E, poi, come ancora fa il sindaco Zattini a dichiarare tanto avventatamente che Forlì, città con un passato essenzialmente industriale è riuscita a trasformarsi e a diventare una città d’arte? Forse, gli basta il fatto che si strappino e vendano tanti biglietti delle mostre, confondendo, così, il mercato culturale con la totalità valoriale dei principi e dei fini della cultura in senso lato? Solitamente, l’ottima gestione culturale aiuta a crescere una comunità cittadina in termini di civiltà, ma non mi pare che vent’anni di mostre al San Domenico abbiano contribuito a tale crescita: senza andare tanto lontano basta guardarsi attorno, in occasione di certe serate di promozione culturale in piazza Saffi.
Forse, però, il sindaco Zattini vede la Forlì mai esistita, quella “con un’anima essenzialmente industriale”, perché, nell’imminenza della candidatura della città a capitale italiana della cultura 2028, ha veramente anticipato i suoi cittadini nel “guardare la città con occhi nuovi… a sentire l’orgoglio di fare parte di un territorio e di una comunità che crede nella forza della cultura, in tutte le sue sfaccettature”. Come si dice a Firenze, ci vuole davvero un gran fegato a consegnare ai posteri tanta somma esortazione! Perché avere occhi nuovi, se la vista è la stessa? Quella di una realtà culturale approssimativa che si manifesta complessivamente come una pietra opaca, soprattutto priva di sfaccettature, comprese quelle zattiniane, solitamente rinvenibili solo dopo il taglio di una pietra grezza sì, ma oggettivamente già preziosa di suo.

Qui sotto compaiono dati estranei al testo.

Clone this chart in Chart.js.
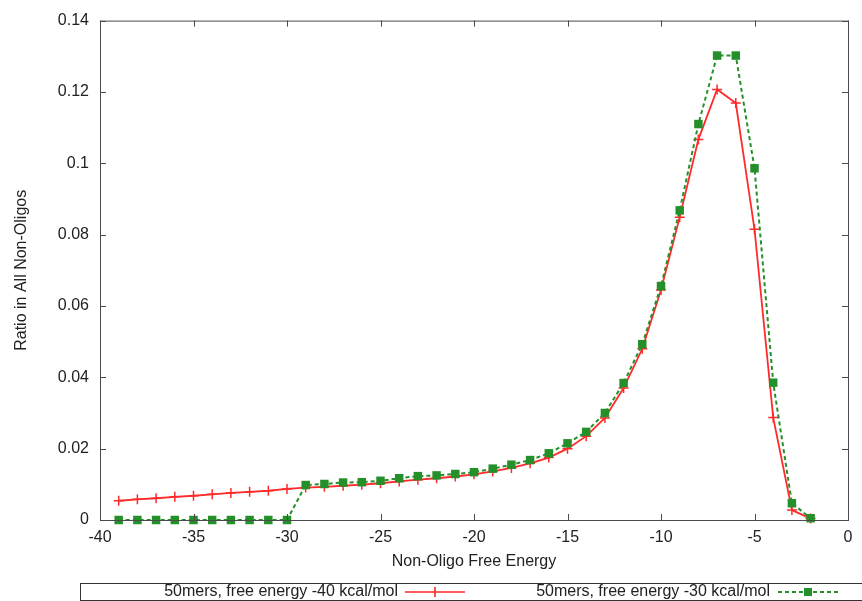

Le ultime parole del sindaco Zattini, appena citate, introducono il video promozionale di Forlì, capitale della cultura, visionabile nella pagina Facebook dello stesso primo cittadino. Parole che volano al pari dell’aeroplanino di carta che dalle mani di una bambina decolla sulla città, sorvolando i luoghi iconicamente triti di Forlì, compreso l’inesistente Miglio Bianco e il Foro Boario con l’antistante obbrobrio trecandis di Marduk, macilento capolavoro artistico forlivese, ormai celebre nel mondo. Andate a vedere il video: niente di originale nella banalità del ricorso alla fanciulla, poi nel volo dell’aeroplanino come fil rouge dei luoghi forlivesi più importanti, infine nel sottofondo musicale, sfacciato e spudorato scopiazzamento della musica di Ennio Morricone di C’era una volta in America. Adesso, può bastare, ho ruminato il giusto e posso finalmente mandar giù tanti bocconi amari.